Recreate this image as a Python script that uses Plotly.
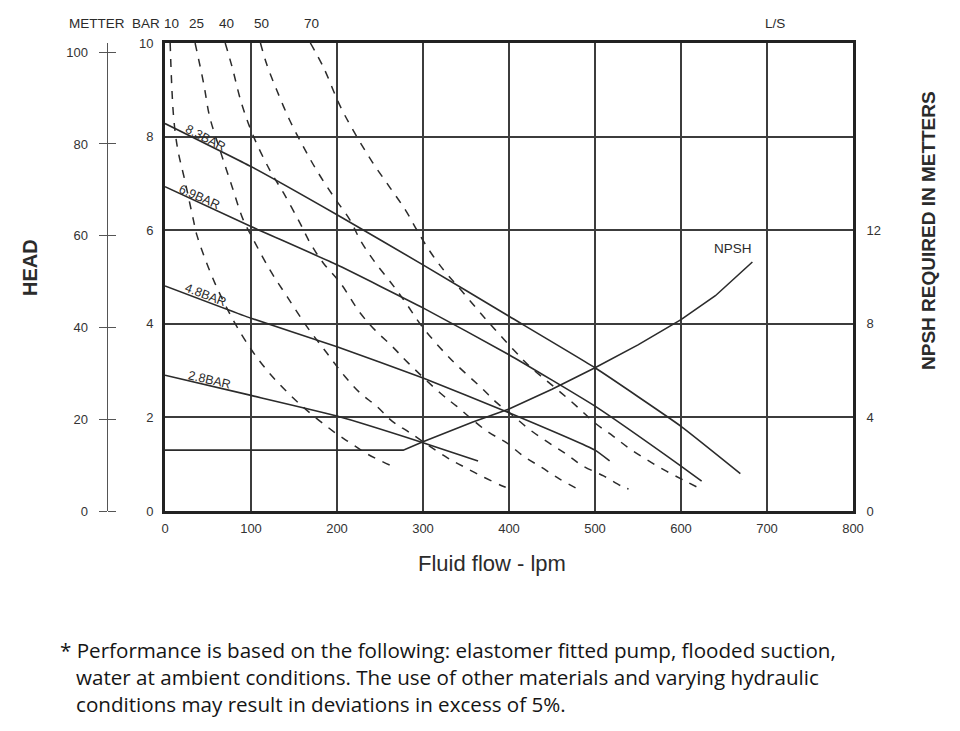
import plotly.graph_objects as go # for the pump curve chart

# data (flow in lpm, head in bar, NPSH in metters)
bar_labels = ["8.3BAR", "6.9BAR", "4.8BAR", "2.8BAR"]
flow_83 = [0, 100, 200, 300, 400, 500, 600, 669]
head_83 = [8.28, 7.36, 6.33, 5.26, 4.16, 3.06, 1.81, 0.80]
flow_69 = [0, 100, 200, 300, 400, 500, 600, 624]
head_69 = [6.93, 6.08, 5.26, 4.34, 3.34, 2.24, 0.96, 0.64]
flow_48 = [0, 100, 200, 300, 400, 500, 517]
head_48 = [4.81, 4.12, 3.51, 2.84, 2.10, 1.30, 1.07]
flow_28 = [0, 100, 200, 300, 364]
head_28 = [2.90, 2.47, 2.03, 1.46, 1.07]

# dashed air consumption curves
air_labels = ["10", "25", "40", "50", "70"]
flow_a10 = [6, 10, 15, 23, 33, 37, 58, 89, 118, 157, 198, 215, 236, 264]
head_a10 = [10.0, 8.42, 7.71, 7.07, 6.22, 5.90, 4.87, 3.77, 3.02, 2.28, 1.67, 1.46, 1.21, 0.96]
flow_a25 = [35, 45, 52, 64, 78, 91, 101, 122, 142, 165, 188, 209, 227, 246, 264, 285, 328, 349, 372, 393, 402]
head_a25 = [10.0, 9.13, 8.42, 7.71, 6.93, 6.22, 5.86, 5.15, 4.58, 3.94, 3.38, 2.88, 2.52, 2.24, 1.92, 1.67, 1.14, 0.93, 0.71, 0.53, 0.47]
flow_a40 = [70, 78, 89, 103, 122, 138, 157, 169, 184, 204, 227, 244, 264, 283, 320, 339, 374, 397, 417, 438, 459, 481]
head_a40 = [10.0, 9.49, 8.71, 8.0, 7.28, 6.79, 6.15, 5.72, 5.30, 4.87, 4.23, 3.87, 3.52, 3.16, 2.52, 2.24, 1.71, 1.46, 1.17, 0.93, 0.68, 0.46]
flow_a50 = [111, 118, 130, 145, 161, 176, 196, 215, 227, 242, 266, 281, 299, 331, 368, 386, 405, 424, 446, 467, 486, 510, 531, 539]
head_a50 = [10.0, 9.56, 8.99, 8.35, 7.78, 7.29, 6.72, 6.22, 5.79, 5.37, 4.80, 4.42, 3.94, 3.27, 2.63, 2.31, 2.03, 1.74, 1.46, 1.21, 0.96, 0.75, 0.53, 0.47]
flow_a70 = [169, 184, 204, 223, 242, 262, 280, 293, 308, 324, 340, 372, 405, 424, 442, 461, 481, 500, 521, 539, 560, 583, 605, 624]
head_a70 = [10.0, 9.49, 8.64, 8.0, 7.43, 6.90, 6.42, 6.0, 5.55, 5.15, 4.81, 4.12, 3.45, 3.09, 2.81, 2.52, 2.20, 1.88, 1.60, 1.35, 1.10, 0.85, 0.64, 0.46]

# NPSH required (right axis, metters)
flow_npsh = [0, 277, 300, 358, 400, 450, 500, 550, 600, 640, 683]
npsh_m = [2.6, 2.6, 2.96, 3.8, 4.36, 5.2, 6.12, 7.1, 8.18, 9.2, 10.64]

x_ticks = [0, 100, 200, 300, 400, 500, 600, 700, 800]
bar_ticks = [0, 2, 4, 6, 8, 10]
metter_ticks = [0, 20, 40, 60, 80, 100]
npsh_ticks = [0, 4, 8, 12]

note = ("* Performance is based on the following: elastomer fitted pump, flooded suction,<br>"
        "   water at ambient conditions. The use of other materials and varying hydraulic<br>"
        "   conditions may result in deviations in excess of 5%.")

W, H = 960, 731
ML, MR, MT, MB = 60, 107, 43, 220
pw, ph = W-ML-MR, H-MT-MB
def pxx(px): return (px-ML)/pw   # pixel -> paper
def pxy(py): return (H-MB-py)/ph

ink = "#2b2b2b"
fnt = "Liberation Sans, Arial, sans-serif"
clear = "rgba(0,0,0,0)"

fig = go.Figure()
solid = [(flow_83, head_83), (flow_69, head_69), (flow_48, head_48), (flow_28, head_28)]
for (fx, hy), nm in zip(solid, bar_labels):
    fig.add_trace(go.Scatter(x=fx, y=hy, mode="lines", name=nm, line_shape="spline",
                             line=dict(color=ink, width=1.6, smoothing=0.4)))
dashed = [(flow_a10, head_a10), (flow_a25, head_a25), (flow_a40, head_a40),
          (flow_a50, head_a50), (flow_a70, head_a70)]
for (fx, hy), nm in zip(dashed, air_labels):
    fig.add_trace(go.Scatter(x=fx, y=hy, mode="lines", name=nm, line_shape="spline",
                             line=dict(color=ink, width=1.5, dash="8px,8px")))
fig.add_trace(go.Scatter(x=flow_npsh, y=npsh_m, mode="lines", name="NPSH", yaxis="y2",
                         line=dict(color=ink, width=1.6)))
# hidden helpers so the metter scale axes get drawn
for ax in ["y3", "y4"]:
    fig.add_trace(go.Scatter(x=[x_ticks[0]]*len(metter_ticks), y=metter_ticks, yaxis=ax,
                             mode="markers", marker=dict(opacity=0), hoverinfo="skip"))

ann = []
def txt(x, y, t, size=13, **kw):
    d = dict(x=x, y=y, text=t, showarrow=False, xanchor="center", yanchor="middle",
             font=dict(size=size, color=ink, family=fnt))
    d.update(kw)
    ann.append(d)

# top header texts
txt(pxx(97), pxy(24), "METTER", 13.5, xref="paper", yref="paper")
txt(pxx(146), pxy(24), "BAR", 13.5, xref="paper", yref="paper")
for (fx, hy), nm in zip(dashed, air_labels):
    txt(fx[0], pxy(24), nm, 13.5, xref="x", yref="paper", xshift=1)
txt(pxx(775), pxy(24), "L/S", 13.5, xref="paper", yref="paper")

# labels on the pressure lines
lab_pos = [(47, 27), (40, 24), (47, 21), (52, 13)]
for (fx, hy), nm, (lx, ang) in zip(solid, bar_labels, lab_pos):
    ly = hy[0] + (hy[1]-hy[0])*lx/100
    txt(lx, ly, nm, 12.5, xref="x", yref="y", textangle=ang, yshift=6)
txt(pxx(733), pxy(248), "NPSH", 13.5, xref="paper", yref="paper")

txt(pxx(30), pxy(268), "<b>HEAD</b>", 20, xref="paper", yref="paper", textangle=-90)
txt(pxx(928), pxy(231), "<b>NPSH REQUIRED IN METTERS</b>", 19, xref="paper", yref="paper", textangle=-90)
txt(pxx(492), pxy(563), "Fluid flow - lpm", 22, xref="paper", yref="paper")
txt(pxx(58), pxy(634), note, 20.6, xref="paper", yref="paper", xanchor="left", yanchor="top",
    align="left", font=dict(size=20.6, color="#151515", family="Open Sans, Lato, sans-serif"))

fig.update_layout(
    width=W, height=H, margin=dict(l=ML, r=MR, t=MT, b=MB),
    paper_bgcolor="white", plot_bgcolor="white", showlegend=False,
    font=dict(family=fnt, color="#333", size=13),
    xaxis=dict(domain=[pxx(165), 1], range=[0, 800], tickvals=x_ticks,
               showgrid=True, gridcolor="#3c3c3c", gridwidth=1.6, zeroline=False,
               showline=True, mirror=True, linecolor="#222", linewidth=3,
               ticks="outside", ticklen=3, tickcolor=clear, tickfont=dict(size=13)),
    yaxis=dict(range=[0, 10], tickvals=bar_ticks, showgrid=True, gridcolor="#3c3c3c",
               gridwidth=1.6, zeroline=False, showline=True, mirror=True,
               linecolor="#222", linewidth=3, ticks="outside", ticklen=6,
               tickcolor=clear, tickfont=dict(size=13)),
    yaxis2=dict(range=[0, 20], tickvals=npsh_ticks, overlaying="y", side="right",
                anchor="x", showgrid=False, zeroline=False, ticks="outside",
                ticklen=10, tickcolor=clear, tickfont=dict(size=13)),
    # metter scale: ticks out to the left, a twin axis puts ticks out to the right
    yaxis3=dict(range=[0, 102], tickvals=metter_ticks, overlaying="y", anchor="free",
                position=pxx(106.7), side="left", showgrid=False, zeroline=False,
                showline=True, linecolor="#555", linewidth=1.3, ticks="outside",
                ticklen=8, tickwidth=1.3, tickcolor="#555", tickfont=dict(size=13),
                ticklabelstandoff=8),
    yaxis4=dict(range=[0, 102], tickvals=metter_ticks, overlaying="y", anchor="free",
                position=pxx(106.7), side="right", showgrid=False, zeroline=False,
                showline=False, ticks="outside", ticklen=8, tickwidth=1.3,
                tickcolor="#555", showticklabels=False),
    annotations=ann,
)

# no body margin, so the figure sits at the window corner
fig.write_html("out.html", config={"displayModeBar": False},
               post_script="document.body.style.margin='0px';")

Stated task:
Go from the first line of the listing to the line holding "import plotly.graph_objects as" and, please, transcribe those lines exactly, both included, with no pictures.

In response:
Recreate this image as a Python script that uses Plotly.
import plotly.graph_objects as go # for the pump curve chart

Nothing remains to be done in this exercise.